Trying to find opposing points of view on TM, one comes across sites such as this site which describes TM as falling down a rabbit hole, a metaphor they encourage. How does one find common ground with Wonderland? It requires double vision and patience. I'm interested in physics, as are they. But that is a dead end. They site the Vedas as the source of their knowledge. If I tunnel in from literary criticism and philosophy of religion, can I end up anywhere near them? Its certainly not designed to be easy. Maharishi (Mahesh Varma) closes off all easy exits. His goal is that all attempts to leave end either by returning, or ending up in a swamp of difficult scholarship.

I talk to a son of a friend of my mom's who is a "Parusha", basically a TM monk. He is articulate and tries to tell me what's so great about TM. I finally feel like I've gotten somewhere. I know the tricks.
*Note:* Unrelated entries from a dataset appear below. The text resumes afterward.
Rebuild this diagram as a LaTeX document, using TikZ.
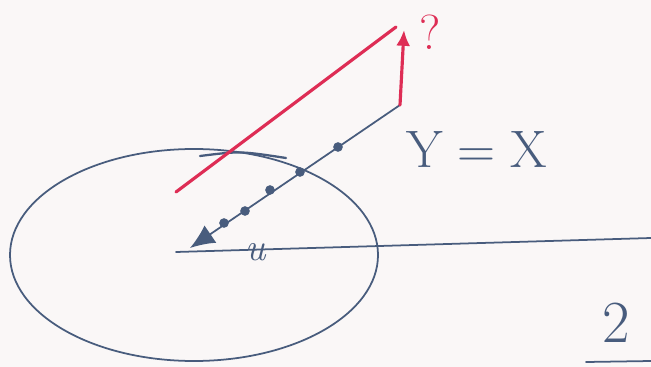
\documentclass[tikz,border=0pt]{standalone}
\usepackage{xcolor}
\usepackage{tikz}
\usetikzlibrary{arrows.meta,positioning,calc}
\definecolor{ink}{RGB}{72,92,125}
\definecolor{redink}{RGB}{222,45,85}
\definecolor{paper}{RGB}{250,247,247}

\begin{document}
\begin{tikzpicture}[x=0.02cm,y=-0.02cm,line width=1pt,
  inkline/.style={draw=ink,line cap=round},
  redline/.style={draw=redink,line width=1.8pt,line cap=round},
  dotmark/.style={circle,fill=ink,inner sep=0pt,minimum size=5.5pt}]
  \fill[paper] (0,0) rectangle (651,367);
  \useasboundingbox (0,0) rectangle (651,367);
  % points
  \coordinate (O) at (190,248);
  \coordinate (P) at (400,105);
  \coordinate (Tip) at (404,30);
  \coordinate (Rs) at (176,192);
  \coordinate (Re) at (396,27);
  \coordinate (Hs) at (176,252);
  \coordinate (He) at (651,238);
  % circle
  \draw[inkline] (194,255) ellipse (184 and 106);
  \draw[inkline,line width=1.3pt] (200,156) .. controls (240,151) .. (286,158);
  % lines
  \draw[inkline] (Hs) -- (He);
  \draw[inkline,-{Latex[length=14pt,width=12pt]}] (P) -- (O);
  \foreach \px/\py [count=\i] in {338/147,300/172,270/190,245/211,224/223}
    \node[dotmark] (d\i) at (\px,\py) {};
  % red
  \draw[redline] (Rs) -- (Re);
  \draw[redline,-{Latex[length=9pt,width=8pt]}] (P) -- (Tip);
  % labels
  \node[text=ink,font=\fontsize{30}{34}\selectfont,anchor=west] (yx) at (400,150) {Y\;=\;X};
  \node[text=ink,font=\fontsize{22}{26}\selectfont\itshape] (u) at (256,252) {u};
  \node[text=redink,font=\fontsize{28}{32}\selectfont] (q) at (430,32) {?};
  \node[text=ink,font=\fontsize{34}{38}\selectfont] (two) at (616,323) {2};
  \draw[inkline] (586,362) -- (651,361);
\end{tikzpicture}
\end{document}
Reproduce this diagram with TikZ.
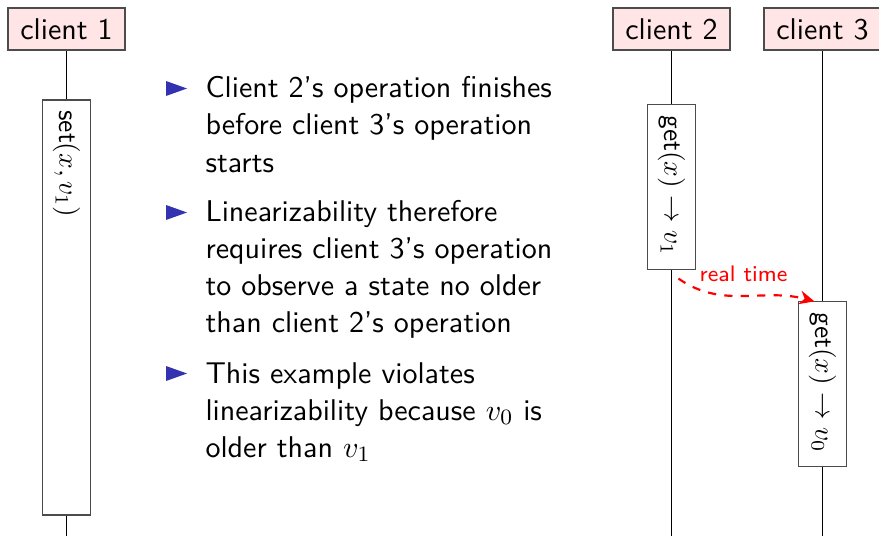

There are certain words that one cannot be seduced by. "Subtle" and "enliven" are two such words. When one hears these words, one knows that the person talking is not thinking, and by asking them to use a more neutral language, they are required to find their own approach. Its a fun conversation. He ends by telling me of his own doubts about the "scientific" end of the enterprise. I tell him I respect the lifestyle and even partially respect the attempt to use scientific language to describe one's subjective experience.

But today I'm feeling beaten again. Its too big. There is no common ground.
It would be intersting to read up on the freedom of religion legal and moral arguments.
"I wish I could believe it," I tell my mom. "It just doesn't work for me."
"Its a free country," she says.

2 comments:

Sarah Silbert said...

Hope you had a nice Thanksgiving there.

Boaz said...

Thanks. Besides some tiring aspects related to this stuff I've been writing about it was good. Went on some nice walks and had some good vegetarian food.
Hope yours was good too... talk to you soon.